THE REQUEST
Read the lines that follow and pick out every one containing the word "with".

INFORMATION GIVEN
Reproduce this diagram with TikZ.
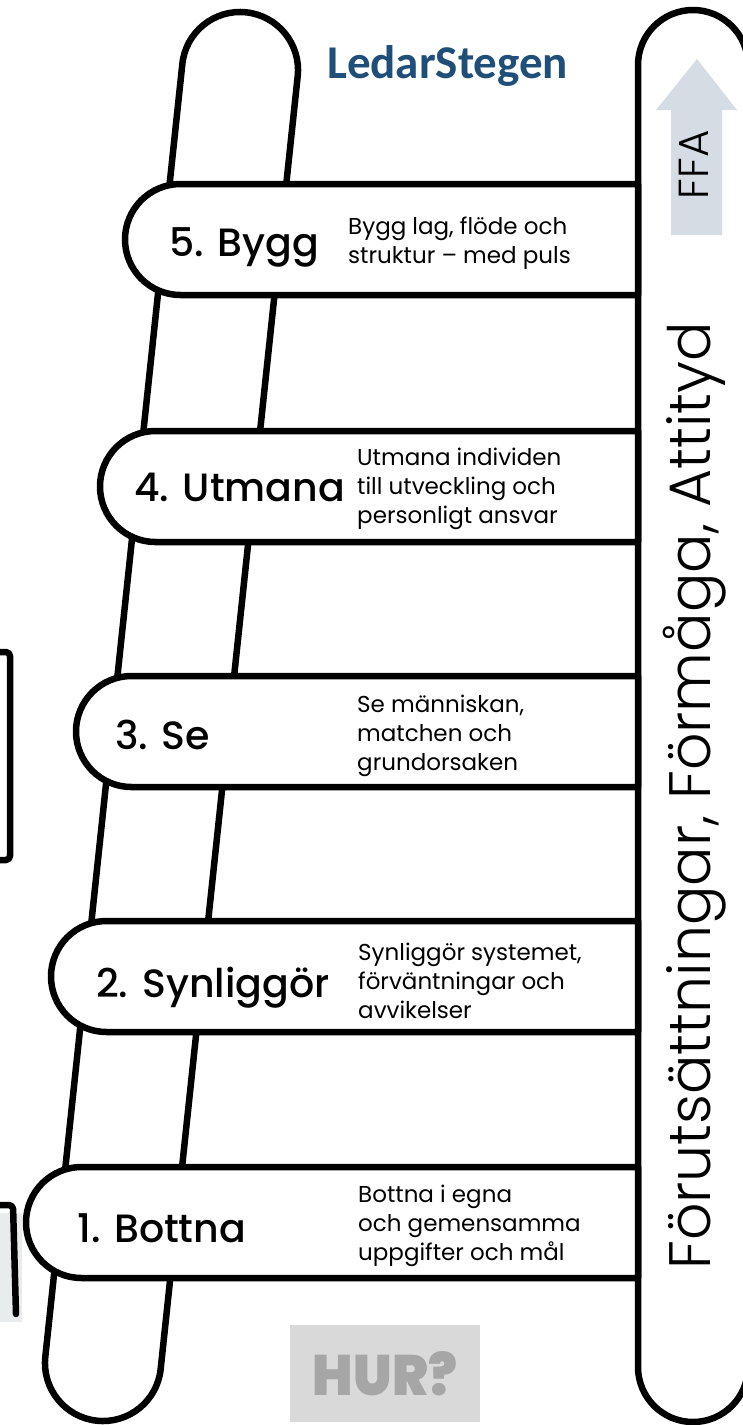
\documentclass[tikz,border=0pt]{standalone}
\usepackage{fontspec}
\setmainfont{Poppins}
\newfontfamily\titlefont{Poppins}[UprightFont={* Medium}]
\newfontfamily\thinfont{Poppins}[UprightFont={* Light}]
\newfontfamily\heavyfont{Poppins}[UprightFont={* Black}]
\newfontfamily\headfont{Carlito}

\definecolor{headblue}{HTML}{1F4E79}
\definecolor{arrowgrey}{HTML}{D6DCE4}
\definecolor{hurbox}{HTML}{D9D9D9}
\definecolor{hurtext}{HTML}{A6A6A6}
\definecolor{sidegrey}{HTML}{E8ECEC}

\begin{document}
\begin{tikzpicture}[x=1pt, y=-1pt, line join=round,
  outline/.style={draw=black, line width=6.5pt, fill=white},
  frame/.style={draw=black, line width=6.5pt, rounded corners=4pt},
  title/.style={font=\titlefont\fontsize{39.5}{40}\selectfont, inner sep=0pt, anchor=base west},
  % anchor sits on the baseline of the last line
  desc/.style={font=\fontsize{23}{29}\selectfont, inner sep=0pt, anchor=base west, align=left},
  sidetext/.style={font=\thinfont#1, rotate=90, anchor=base, inner sep=0pt},
]
\path[use as bounding box, clip] (0,0) rectangle (743,1425);

% frames cut off at the left edge
\draw[frame] (-20,652) -- (10,652) -- (10,860) -- (-20,860);
\fill[sidegrey] (-5,1213) rectangle (22,1322);
\draw[frame, line cap=round] (-20,1205) -- (13,1205) -- (16,1314);

% slanted left rail of the ladder
\draw[outline] (45.3,1356.9) arc[start angle=186.05, end angle=6.05, radius=58]
  -- (297.7,76.1) arc[start angle=6.05, end angle=-173.95, radius=58] -- cycle;

% upright right rail
\draw[outline] (638,1367) -- (638,65) arc[start angle=180, end angle=360, radius=55]
  -- (748,1367) arc[start angle=0, end angle=180, radius=55] -- cycle;

% upward arrow with FFA
\fill[arrowgrey] (671,235) -- (671,110) -- (656,110) -- (697,59) -- (737,110)
  -- (722,110) -- (722,235) -- cycle;
\node[sidetext=\fontsize{42}{42}\selectfont] (ffa) at (708,165) {FFA};
\node[sidetext=\fontsize{58.5}{60}\selectfont] (ffalong) at (710,796)
  {Förutsättningar, Förmåga, Attityd};

% rungs: left x, top y
\foreach \l/\t in {125/184, 100/431, 76/676, 51/921, 26/1167}{
  \draw[outline] (638,\t) -- ({\l+55.5},\t) arc[start angle=270, end angle=90, radius=55.5]
    -- (638,{\t+111}) -- cycle;
}

% rung titles
\node[title] (t5) at (169,256) {5. Bygg};
\node[title] (t4) at (134,501) {4. Utmana};
\node[title] (t3) at (115,749) {3. Se};
\node[title] (t2) at (96,997) {2. Synliggör};
\node[title] (t1) at (77,1242) {1. Bottna};

% rung descriptions
\node[desc] (d5) at (348,263) {Bygg lag, flöde och\\struktur – med puls};
\node[desc] (d4) at (357,523) {Utmana individen\\till utveckling och\\personligt ansvar};
\node[desc] (d3) at (357,770) {Se människan,\\matchen och\\grundorsaken};
\node[desc] (d2) at (358,1018) {Synliggör systemet,\\förväntningar och\\avvikelser};
\node[desc] (d1) at (358,1260) {Bottna i egna\\och gemensamma\\uppgifter och mål};

% heading
\node[font=\headfont\bfseries\fontsize{47}{47}\selectfont, text=headblue,
  anchor=base west, inner sep=0pt] (head) at (327,78) {LedarStegen};

% question box
\node[fill=hurbox, text=hurtext, minimum width=190pt, minimum height=97pt, inner sep=0pt]
  (hur) at (385,1373.5) {\resizebox{144pt}{44pt}{\heavyfont HUR?}};
\end{tikzpicture}
\end{document}
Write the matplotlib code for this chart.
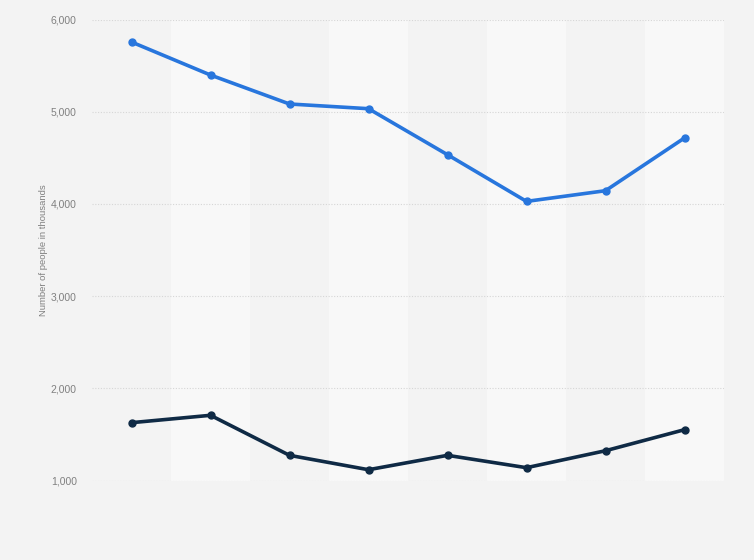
import numpy as np
import matplotlib.pyplot as plt
from matplotlib.ticker import FuncFormatter

plt.rcParams['font.family'] = ['Liberation Sans', 'DejaVu Sans']

# Data (thousands of people)
positions = list(range(8))
series_upper = [5756, 5398, 5084, 5033, 4534, 4028, 4144, 4716]
series_lower = [1629, 1709, 1275, 1119, 1275, 1141, 1325, 1553]
y_ticks = [1000, 2000, 3000, 4000, 5000, 6000]

BG = '#f3f3f3'
BAND = '#f8f8f8'
BLUE = '#2876dd'
NAVY = '#0f2a45'

fig = plt.figure(figsize=(7.54, 5.6), dpi=100, facecolor=BG)
ax = fig.add_axes([92 / 754, 1 - 480.7 / 560, (724 - 92) / 754, (480.7 - 19.5) / 560])
ax.set_facecolor(BG)

# alternating column bands
for i in positions:
    if i % 2 == 1:
        ax.axvspan(i - 0.5, i + 0.5, color=BAND, zorder=0, lw=0)

ax.set_xlim(-0.5, 7.5)
ax.set_ylim(1000, 6000)
ax.set_yticks(y_ticks)
ax.yaxis.set_major_formatter(FuncFormatter(lambda v, p: f'{int(v):,}'))
ax.grid(axis='y', color='#d6d6d6', linestyle=(0, (1, 1.5)), linewidth=0.8, zorder=1)
ax.set_xticks([])
ax.tick_params(axis='y', length=0, pad=11, labelsize=7.5, labelcolor='#808080')
for s in ax.spines.values():
    s.set_visible(False)

ax.plot(positions, series_upper, color=BLUE, lw=2.6, marker='o', ms=5, zorder=3,
        solid_joinstyle='round')
ax.plot(positions, series_lower, color=NAVY, lw=2.6, marker='o', ms=5, zorder=3,
        solid_joinstyle='round')

ax.set_ylabel('Number of people in thousands', fontsize=6.8, color='#808080')
ax.yaxis.set_label_coords(-0.07, 0.5)

fig.savefig('out.png', dpi=100, facecolor=BG)
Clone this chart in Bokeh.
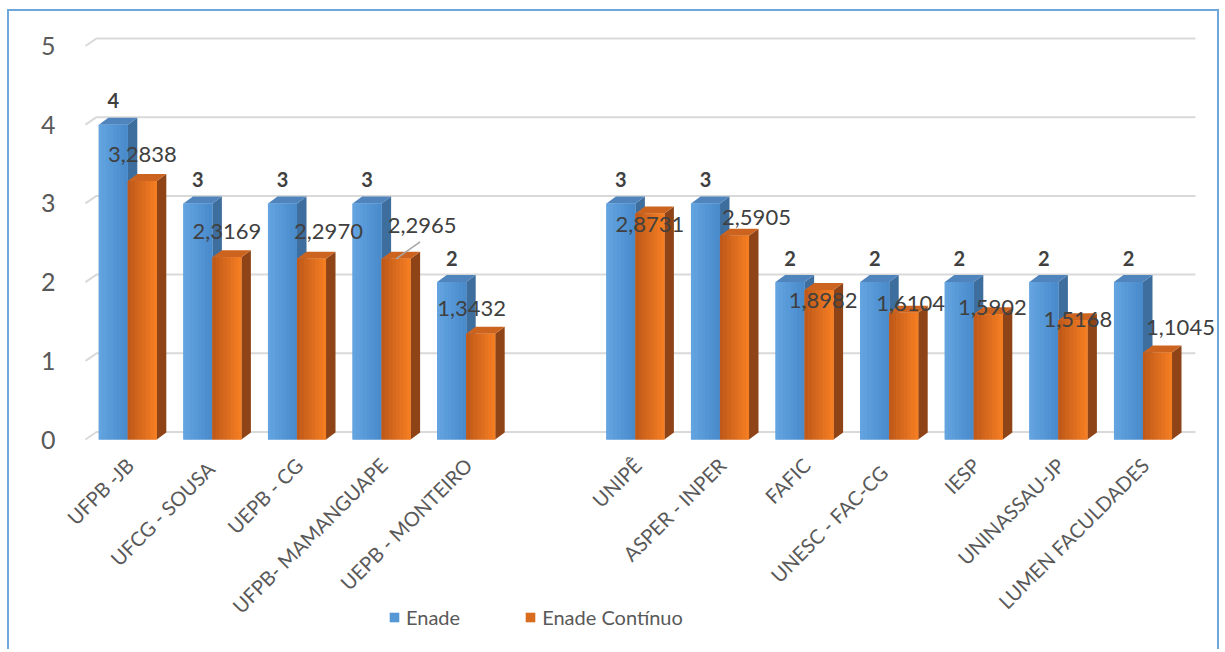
import math
from bokeh.plotting import figure
from bokeh.models import Range1d, FixedTicker, Legend, LegendItem, ColumnDataSource
from bokeh.core.properties import value
from bokeh.embed import file_html
from bokeh.resources import INLINE

# ---------------- data ----------------
categories = ["UFPB -JB", "UFCG -  SOUSA", "UEPB - CG", "UFPB- MAMANGUAPE", "UEPB - MONTEIRO",
              "UNIPÊ", "ASPER - INPER", "FAFIC", "UNESC  -  FAC-CG", "IESP", "UNINASSAU-JP",
              "LUMEN FACULDADES"]
enade = [4, 3, 3, 3, 2, 3, 3, 2, 2, 2, 2, 2]
enade_continuo = [3.2838, 2.3169, 2.2970, 2.2965, 1.3432, 2.8731, 2.5905, 1.8982,
                  1.6104, 1.5902, 1.5168, 1.1045]
y_ticks = [0, 1, 2, 3, 4, 5]
series_names = ["Enade", "Enade Contínuo"]

# ---------------- layout / style ----------------
FONT = "Lato"
PX_X = 84.6          # pixels per category slot
PX_Y = 78.7          # pixels per value unit
GAP_AFTER = 5        # an empty slot after the 5th institution
slots = [i if i < GAP_AFTER else i + 1 for i in range(len(categories))]

W, H = 1212, 640
LEFT, TOP = 53, 9
PLOT_LEFT = 76       # canvas column of the first slot's left edge
ZERO_Y = 428         # canvas row of the value 0 on the front plane
frame_w = W - LEFT
frame_h = H - TOP
x0 = -0.5 - (PLOT_LEFT - LEFT) / PX_X
x1 = x0 + frame_w / PX_X
y1 = (ZERO_Y - TOP) / PX_Y
y0 = y1 - frame_h / PX_Y

bar_w = 29.0 / PX_X
dep_x = 9.5 / PX_X
dep_y = 7.0 / PX_Y
g_start = -0.5
grid_dx = 11.0 / PX_X
grid_dy = 7.5 / PX_Y
grid_end = g_start + 1110.0 / PX_X

# label offsets (pixels): horizontal shift and height above bar top
cont_dx = [0, 0, 17, 26, -9, 0, 22, 4, 7, 4, 5, 23]
cont_up = [27, 26, 27, 33, 25, -11, 18, -10, 9, 7, 1, 25]

blue_l, blue_r = (0x62, 0xA3, 0xE0), (0x4A, 0x8B, 0xCC)
orng_l, orng_r = (0xC0, 0x5A, 0x1A), (0xF4, 0x7D, 0x22)
blue_side, blue_top = "#3E6E9E", "#4F84BC"
orng_side, orng_top = "#8E4416", "#CC6420"


def mix(c1, c2, t):
    return "#%02x%02x%02x" % tuple(int(round(a + (b - a) * t)) for a, b in zip(c1, c2))


p = figure(width=W, height=H, output_backend="svg", toolbar_location=None,
           x_range=Range1d(x0, x1), y_range=Range1d(y0, y1),
           min_border_left=LEFT, min_border_right=0, min_border_top=TOP,
           min_border_bottom=0)
p.styles = {"margin-left": "7px", "margin-top": "9px",
            "border-left": "2px solid #6FA6DC", "border-right": "2px solid #6FA6DC",
            "border-top": "2px solid #6FA6DC"}
p.background_fill_color = "white"
p.border_fill_color = "white"
p.outline_line_color = None
p.xgrid.visible = False
p.ygrid.visible = False
p.xaxis.visible = False

# gridlines on the back wall with the 3D floor corner
p.multi_line(xs=[[g_start, g_start + grid_dx, grid_end] for _ in y_ticks],
             ys=[[v, v + grid_dy, v + grid_dy] for v in y_ticks],
             line_color="#D9D9D9", line_width=2)


def draw_bars(xl_list, vals, cl, cr, side_c, top_c):
    xr_list = [xl + bar_w for xl in xl_list]
    p.patches(xs=[[xr, xr + dep_x, xr + dep_x, xr] for xr in xr_list],
              ys=[[0, dep_y, v + dep_y, v] for v in vals],
              fill_color=side_c, line_color=None)
    p.patches(xs=[[xl, xl + dep_x, xr + dep_x, xr] for xl, xr in zip(xl_list, xr_list)],
              ys=[[v, v + dep_y, v + dep_y, v] for v in vals],
              fill_color=top_c, line_color=None)
    r = p.vbar(x=[xl + bar_w / 2 for xl in xl_list], top=vals, bottom=0, width=bar_w,
               fill_color=mix(cl, cr, 0.5), line_color=None)
    n = 8
    for k in range(n):
        p.vbar(x=[xl + (k + 0.5) * bar_w / n for xl in xl_list], top=vals, bottom=0,
               width=bar_w / n * 1.04, fill_color=mix(cl, cr, k / (n - 1)), line_color=None)
    return r


blue_x = [s - bar_w for s in slots]
orng_x = [s for s in slots]
r_blue = draw_bars(blue_x, enade, blue_l, blue_r, blue_side, blue_top)
r_orng = draw_bars(orng_x, enade_continuo, orng_l, orng_r, orng_side, orng_top)

# data labels
src_e = ColumnDataSource(dict(x=[s - bar_w / 2 for s in slots], y=enade,
                              t=[str(v) for v in enade]))
p.text(x="x", y="y", text="t", source=src_e, y_offset=-24, text_align="center",
       text_baseline="middle", text_font=value(FONT), text_font_style="bold",
       text_font_size="20px", text_color="#404040")

src_c = ColumnDataSource(dict(x=[s + bar_w / 2 for s in slots], y=enade_continuo,
                              t=[("%.4f" % v).replace(".", ",") for v in enade_continuo],
                              dx=cont_dx, dy=[-u for u in cont_up]))
p.text(x="x", y="y", text="t", source=src_c, x_offset="dx", y_offset="dy",
       text_align="center", text_baseline="middle", text_font=value(FONT),
       text_font_size="22px", text_color="#404040")

# leader line for the displaced label
i = 3
p.segment(x0=[slots[i] + bar_w / 2], y0=[enade_continuo[i]],
          x1=[slots[i] + bar_w / 2 + 24 / PX_X], y1=[enade_continuo[i] + 17 / PX_Y],
          line_color="#A6A6A6", line_width=1.5)

# category labels (rotated 45 degrees, anchored at their right end under each group)
src_cat = ColumnDataSource(dict(x=slots, y=[0] * len(slots), t=categories))
p.text(x="x", y="y", text="t", source=src_cat, angle=math.pi / 4, x_offset=2, y_offset=22,
       text_align="right", text_baseline="middle", text_font=value(FONT),
       text_font_size="20px", text_color="#595959")

# value axis
p.yaxis.ticker = FixedTicker(ticks=y_ticks)
p.yaxis.axis_line_color = None
p.yaxis.major_tick_line_color = None
p.yaxis.minor_tick_line_color = None
p.yaxis.major_tick_out = 0
p.yaxis.major_label_standoff = 7
p.yaxis.major_label_text_font = FONT
p.yaxis.major_label_text_font_size = "25px"
p.yaxis.major_label_text_color = "#595959"

legend = Legend(items=[LegendItem(label=series_names[0], renderers=[r_blue]),
                       LegendItem(label=series_names[1], renderers=[r_orng])],
                orientation="horizontal", location=(PLOT_LEFT - LEFT + 303, 22),
                glyph_width=12, glyph_height=12, label_standoff=6, spacing=64,
                padding=0, margin=0, border_line_color=None, background_fill_alpha=0,
                label_text_font=FONT, label_text_font_size="20px",
                label_text_color="#595959")
p.add_layout(legend)

open("out.html", "w").write(file_html(p, INLINE))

WRITTEN ANSWER
Reproduce this diagram with TikZ.
% upward arrow with FFA
# gridlines on the back wall with the 3D floor corner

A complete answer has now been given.